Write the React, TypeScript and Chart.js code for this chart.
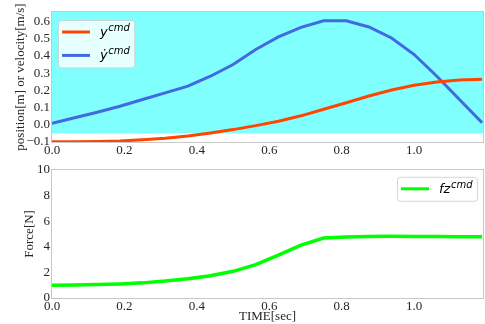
import React, { useEffect, useRef } from 'react';
import { Chart, registerables } from 'chart.js';

Chart.register(...registerables);

// ---- data ----
const TIME = [0, 0.0625, 0.125, 0.1875, 0.25, 0.3125, 0.375, 0.4375, 0.5, 0.5625, 0.625, 0.6875, 0.75, 0.8125, 0.875, 0.9375, 1.0, 1.0625, 1.125, 1.1875];
const Y_CMD = [-0.099, -0.0985, -0.097, -0.094, -0.087, -0.078, -0.065, -0.048, -0.028, -0.005, 0.021, 0.052, 0.09, 0.128, 0.167, 0.202, 0.229, 0.249, 0.26, 0.264];
const YDOT_CMD = [0.008, 0.041, 0.073, 0.108, 0.147, 0.185, 0.224, 0.282, 0.35, 0.437, 0.51, 0.566, 0.604, 0.604, 0.568, 0.504, 0.408, 0.282, 0.147, 0.012];
const FZ_CMD = [1.0, 1.01, 1.05, 1.1, 1.18, 1.32, 1.5, 1.74, 2.08, 2.6, 3.35, 4.12, 4.68, 4.76, 4.8, 4.81, 4.8, 4.79, 4.78, 4.78];

const X_TICKS = [0, 0.2, 0.4, 0.6, 0.8, 1.0];
const TOP_Y_TICKS = [-0.1, 0, 0.1, 0.2, 0.3, 0.4, 0.5, 0.6];
const BOTTOM_Y_TICKS = [0, 2, 4, 6, 8, 10];
const X_MIN = 0;
const X_MAX = 1.19;
const TOP_Y_MIN = -0.1;
const TOP_Y_MAX = 0.655;
const BOTTOM_Y_MIN = 0;
const BOTTOM_Y_MAX = 10;
const CYAN_FLOOR = -0.05;

const SERIF = '"Liberation Serif", "Times New Roman", serif';
const SANS = '"DejaVu Sans", sans-serif';
const TEXT_COLOR = '#262626';
const FRAME_COLOR = '#c8c8c8';

const pts = (ys: number[]) => ys.map((y, i) => ({ x: TIME[i], y }));
const fmt = (v: number, d: number) => {
  const s = Math.abs(v).toFixed(d);
  return v < -1e-9 ? '\u2212' + s : s;
};

type LegendItem = { color: string; base: string; sup: string };

const drawLegend = (chart: any, items: LegendItem[], corner: 'left' | 'right') => {
  const ctx = chart.ctx;
  const ca = chart.chartArea;
  const lineLen = 28, padL = 4, gap = 10, padR = 5, rowH = 23.4, padV = 12;
  ctx.save();
  let maxText = 0;
  items.forEach((it) => {
    ctx.font = `italic 13px ${SANS}`;
    const w1 = ctx.measureText(it.base).width;
    ctx.font = `italic 10px ${SANS}`;
    const w2 = ctx.measureText(it.sup).width;
    maxText = Math.max(maxText, w1 + w2);
  });
  const boxW = padL + lineLen + gap + maxText + padR;
  const boxH = padV * 2 + (items.length - 1) * rowH;
  const bx = corner === 'left' ? ca.left + 6 : ca.right - 6 - boxW;
  const by = corner === 'left' ? ca.top + 8 : ca.top + 7;
  ctx.beginPath();
  if ((ctx as any).roundRect) (ctx as any).roundRect(bx + 0.5, by + 0.5, boxW, boxH, 3);
  else ctx.rect(bx + 0.5, by + 0.5, boxW, boxH);
  ctx.fillStyle = 'rgba(255,255,255,0.8)';
  ctx.fill();
  ctx.strokeStyle = 'rgba(204,204,204,0.8)';
  ctx.lineWidth = 1;
  ctx.stroke();
  items.forEach((it, i) => {
    const ry = by + padV + i * rowH;
    ctx.beginPath();
    ctx.moveTo(bx + padL, ry);
    ctx.lineTo(bx + padL + lineLen, ry);
    ctx.strokeStyle = it.color;
    ctx.lineWidth = 3;
    ctx.stroke();
    const tx = bx + padL + lineLen + gap;
    ctx.fillStyle = '#000';
    ctx.textAlign = 'left';
    ctx.textBaseline = 'alphabetic';
    ctx.font = `italic 13px ${SANS}`;
    ctx.fillText(it.base, tx, ry + 4);
    const w1 = ctx.measureText(it.base).width;
    ctx.font = `italic 10px ${SANS}`;
    ctx.fillText(it.sup, tx + w1 + 0.5, ry - 1);
  });
  ctx.restore();
};

const framePlugin = {
  id: 'frame',
  afterDatasetsDraw(chart: any) {
    const { ctx, chartArea: ca } = chart;
    ctx.save();
    ctx.strokeStyle = FRAME_COLOR;
    ctx.lineWidth = 1;
    ctx.strokeRect(Math.round(ca.left) - 0.5, Math.round(ca.top) - 0.5, Math.round(ca.right - ca.left) + 1, Math.round(ca.bottom - ca.top) + 1);
    ctx.restore();
  },
};

const cyanPlugin = {
  id: 'cyanBand',
  beforeDatasetsDraw(chart: any) {
    const { ctx, chartArea: ca, scales } = chart;
    const yb = scales.y.getPixelForValue(CYAN_FLOOR);
    ctx.save();
    ctx.fillStyle = '#80ffff';
    ctx.fillRect(ca.left, ca.top, ca.right - ca.left, yb - ca.top);
    ctx.restore();
  },
};

const legendPlugin = {
  id: 'customLegend',
  afterDraw(chart: any, _args: any, opts: any) {
    if (opts && opts.items) drawLegend(chart, opts.items, opts.corner);
  },
};

const xScale = (height: number, title?: string) => ({
  type: 'linear' as const,
  min: X_MIN,
  max: X_MAX,
  grid: { display: false, drawTicks: false },
  border: { display: false },
  afterBuildTicks: (s: any) => {
    s.ticks = X_TICKS.map((v) => ({ value: v }));
  },
  afterFit: (s: any) => {
    s.height = height;
  },
  ticks: {
    color: TEXT_COLOR,
    font: { family: SERIF, size: 13 },
    padding: 1,
    maxRotation: 0,
    autoSkip: false,
    callback: (v: any) => fmt(Number(v), 1),
  },
  title: title
    ? { display: true, text: title, color: TEXT_COLOR, font: { family: SERIF, size: 13 }, padding: { top: 0, bottom: 0 } }
    : { display: false },
});

const yScale = (min: number, max: number, ticks: number[], decimals: number, title: string, titlePad: number) => ({
  type: 'linear' as const,
  min,
  max,
  grid: { display: false, drawTicks: false },
  border: { display: false },
  afterBuildTicks: (s: any) => {
    s.ticks = ticks.map((v) => ({ value: v }));
  },
  afterFit: (s: any) => {
    s.width = 52;
  },
  ticks: {
    color: TEXT_COLOR,
    font: { family: SERIF, size: 13 },
    padding: 2,
    autoSkip: false,
    callback: (v: any) => fmt(Number(v), decimals),
  },
  title: { display: true, text: title, color: TEXT_COLOR, font: { family: SERIF, size: 13 }, padding: { top: titlePad, bottom: 0 } },
});

export default function App() {
  const topRef = useRef<HTMLCanvasElement>(null);
  const botRef = useRef<HTMLCanvasElement>(null);

  useEffect(() => {
    const top = new Chart(topRef.current!, {
      type: 'line',
      data: {
        datasets: [
          { label: 'y_cmd', data: pts(Y_CMD), borderColor: '#ff4500', borderWidth: 3, pointRadius: 0, tension: 0, fill: false },
          { label: 'ydot_cmd', data: pts(YDOT_CMD), borderColor: '#4169e1', borderWidth: 3, pointRadius: 0, tension: 0, fill: false },
        ],
      },
      options: {
        responsive: false,
        animation: false,
        devicePixelRatio: 1,
        layout: { padding: { top: 12, right: 2, left: 0, bottom: 0 } },
        plugins: {
          legend: { display: false },
          tooltip: { enabled: false },
          customLegend: {
            corner: 'left',
            items: [
              { color: '#ff4500', base: 'y', sup: 'cmd' },
              { color: '#4169e1', base: '\u1E8F', sup: 'cmd' },
            ],
          },
        } as any,
        scales: {
          x: xScale(18),
          y: yScale(TOP_Y_MIN, TOP_Y_MAX, TOP_Y_TICKS, 1, 'position[m] or velocity[m/s]', 13),
        } as any,
      },
      plugins: [cyanPlugin, framePlugin, legendPlugin],
    });

    const bot = new Chart(botRef.current!, {
      type: 'line',
      data: {
        datasets: [
          { label: 'fz_cmd', data: pts(FZ_CMD), borderColor: '#00ff00', borderWidth: 3.5, pointRadius: 0, tension: 0, fill: false },
        ],
      },
      options: {
        responsive: false,
        animation: false,
        devicePixelRatio: 1,
        layout: { padding: { top: 8, right: 2, left: 0, bottom: 0 } },
        plugins: {
          legend: { display: false },
          tooltip: { enabled: false },
          customLegend: {
            corner: 'right',
            items: [{ color: '#00ff00', base: 'fz', sup: 'cmd' }],
          },
        } as any,
        scales: {
          x: xScale(26, 'TIME[sec]'),
          y: yScale(BOTTOM_Y_MIN, BOTTOM_Y_MAX, BOTTOM_Y_TICKS, 0, 'Force[N]', 22),
        } as any,
      },
      plugins: [framePlugin, legendPlugin],
    });

    return () => {
      top.destroy();
      bot.destroy();
    };
  }, []);

  return (
    <div style={{ position: 'absolute', left: 0, top: 0, width: 485, height: 324, background: '#fff' }}>
      <canvas ref={topRef} width={485} height={160} style={{ display: 'block' }} />
      <canvas ref={botRef} width={485} height={164} style={{ display: 'block' }} />
    </div>
  );
}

● **WHAT YOU NEED TO DO**
Quote, exactly and only, the lines from the first line of the data above through the line containing "Chart.register(...registerables);". The pictures do not belong in it.

● **RESPONSE FOR THIS EXERCISE**
Write the React, TypeScript and Chart.js code for this chart.
import React, { useEffect, useRef } from 'react';
import { Chart, registerables } from 'chart.js';

Chart.register(...registerables);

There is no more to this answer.